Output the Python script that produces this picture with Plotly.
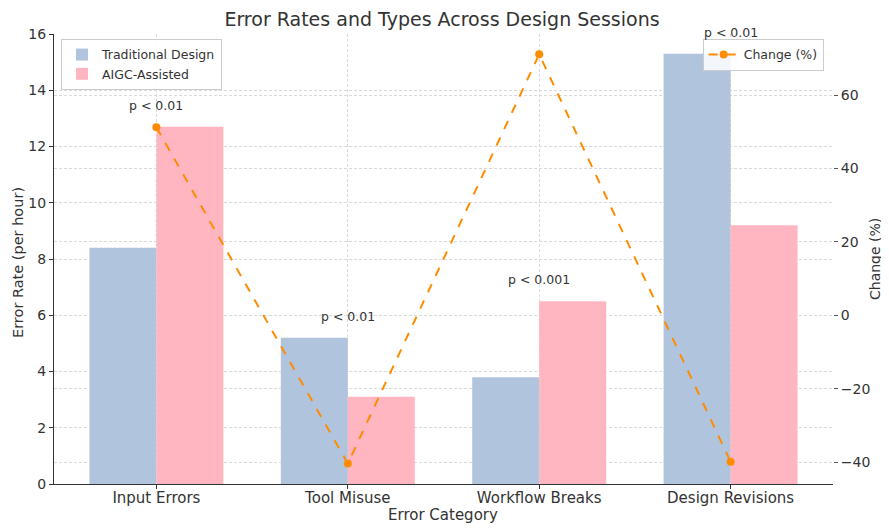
import plotly.graph_objects as go

categories = ["Input Errors", "Tool Misuse", "Workflow Breaks", "Design Revisions"]
traditional = [8.4, 5.2, 3.8, 15.3]
aigc = [12.7, 3.1, 6.5, 9.2]
change_pct = [51.2, -40.4, 71.1, -39.9]
p_labels = ["p < 0.01", "p < 0.01", "p < 0.001", "p < 0.01"]
left_ticks = [0, 2, 4, 6, 8, 10, 12, 14, 16]
right_ticks = [-40, -20, 0, 20, 40, 60]

FONT = "DejaVu Sans"
TXT = "#333333"
xs = list(range(len(categories)))
bw = 0.35

# page body has an 8px margin, so the figure is sized to fit the 889x528 window
OFF = 8
W, H = 889 - OFF, 528 - OFF
L, R, T, B = 54 - OFF, 56, 34 - OFF, 44
PW, PH = W - L - R, H - T - B


def px_x(page_x):
    return (page_x - OFF - L) / PW


def px_y(page_y):
    return (H - B - (page_y - OFF)) / PH


fig = go.Figure()
fig.add_trace(go.Bar(
    x=xs, y=traditional, width=bw, offset=-bw, name="Traditional Design",
    marker=dict(color="#B0C4DE", line=dict(width=0)), legend="legend",
))
fig.add_trace(go.Bar(
    x=xs, y=aigc, width=bw, offset=0, name="AIGC-Assisted",
    marker=dict(color="#FFB6C1", line=dict(width=0)), legend="legend",
))
fig.add_trace(go.Scatter(
    x=xs, y=change_pct, yaxis="y2", name="Change (%)", mode="lines+markers",
    line=dict(color="#FF8C00", width=2, dash="dash"),
    marker=dict(color="#FF8C00", size=8), legend="legend2",
))

for i, lab in enumerate(p_labels):
    top = max(traditional[i], aigc[i])
    fig.add_annotation(
        x=xs[i], y=top + 0.5, xref="x", yref="y", text=lab, showarrow=False,
        yanchor="bottom", xanchor="center", yshift=-2,
        font=dict(family=FONT, size=12.5, color=TXT),
    )

# axis titles
fig.add_annotation(text="Error Category", xref="paper", yref="paper",
                   x=px_x(442.5), y=px_y(515), showarrow=False,
                   xanchor="center", yanchor="middle", font=dict(family=FONT, size=15, color=TXT))
fig.add_annotation(text="Error Rate (per hour)", xref="paper", yref="paper",
                   x=px_x(18), y=px_y(263), showarrow=False, textangle=-90,
                   xanchor="center", yanchor="middle", font=dict(family=FONT, size=14.5, color=TXT))
fig.add_annotation(text="Change (%)", xref="paper", yref="paper",
                   x=px_x(875), y=px_y(259), showarrow=False, textangle=-90,
                   xanchor="center", yanchor="middle", font=dict(family=FONT, size=14, color=TXT))

grid = dict(showgrid=True, gridcolor="#d9d9d9", griddash="3px,2px", gridwidth=1)

fig.update_layout(
    width=W, height=H, autosize=False,
    margin=dict(l=L, r=R, t=T, b=B, autoexpand=False),
    plot_bgcolor="white", paper_bgcolor="white",
    font=dict(family=FONT, size=14, color=TXT),
    title=dict(text="Error Rates and Types Across Design Sessions", x=px_x(442), xanchor="center",
               xref="paper", yref="container", y=1 - (19.5 - OFF) / H, yanchor="middle",
               font=dict(family=FONT, size=19, color=TXT)),
    barmode="overlay",
    xaxis=dict(
        range=[-0.535, 3.535], tickvals=xs, ticktext=categories, zeroline=False,
        showline=True, linecolor="#333333", linewidth=1.2, ticks="outside", ticklen=4,
        tickcolor="#333333", automargin=False, ticklabelstandoff=-4,
        tickfont=dict(family=FONT, size=15, color=TXT),
        **grid,
    ),
    yaxis=dict(
        range=[0, 16], tickvals=left_ticks, zeroline=False,
        showline=True, linecolor="#333333", linewidth=1.2, ticks="outside", ticklen=4,
        tickcolor="#333333", automargin=False, tickfont=dict(family=FONT, size=14, color=TXT),
        **grid,
    ),
    yaxis2=dict(
        range=[-45.97, 76.63], tickvals=right_ticks, overlaying="y", side="right",
        zeroline=False, showline=False, ticks="outside", ticklen=4, tickcolor="#555555",
        automargin=False, tickfont=dict(family=FONT, size=14, color=TXT),
        **grid,
    ),
    legend=dict(
        x=0.009, y=0.989, xanchor="left", yanchor="top",
        bgcolor="rgba(255,255,255,0.85)", bordercolor="#cccccc", borderwidth=1,
        font=dict(family=FONT, size=12.5, color=TXT),
    ),
    legend2=dict(
        x=0.988, y=0.989, xanchor="right", yanchor="top",
        bgcolor="rgba(255,255,255,0.85)", bordercolor="#cccccc", borderwidth=1,
        font=dict(family=FONT, size=12.5, color=TXT),
    ),
)

fig.write_html("out.html")
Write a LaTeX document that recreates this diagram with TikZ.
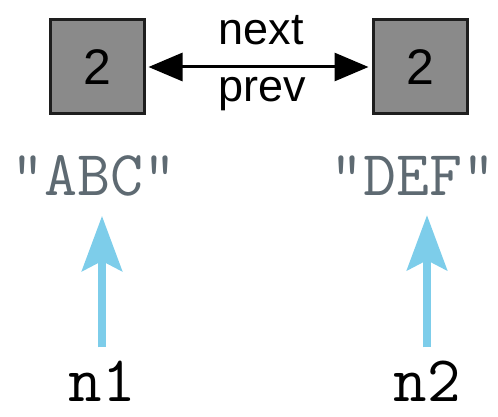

Problem statement — Each line in the entries above that includes the string "with" should be extracted.

Exercise response —
Output the Python script that produces this picture with Plotly.
Write a LaTeX document that recreates this diagram with TikZ.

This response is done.